According to Citywire Discovery, Michaelis has recorded first-decile, risk-adjusted performance over one year and second- or third-decile over three, five and seven years in the global equity sector. ‘I started using Liontrust as I was looking to diversify globally as many other funds are UK-centric,’ says Hanley.
Chamberlayne has made second-decile returns over one year and fourth-decile returns over three years in the global equity sector. ‘Janus Henderson is a large global manager, which has been around for 20 years. It was early on the ethical scene and has maintained a good track record since then through [good and bad economic cycles],’ says Hanley.

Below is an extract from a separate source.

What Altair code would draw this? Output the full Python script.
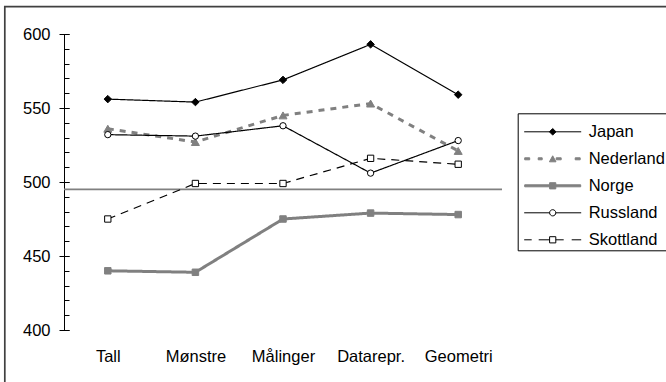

Hanley also uses the Jupiter Ecology; Columbia Threadneedle UK Social Bond; and Kames Ethical Corporate Bond funds. These three have all had less successful performance, with lower-decile risk-adjusted returns over recent years.
‘There aren’t many bond funds that can give risk-lowering diversification in the ethical area – most ethical funds are equity based,’ said Hanley. ‘Jupiter Ecology has been around a long time and has a specific sustainability bent.’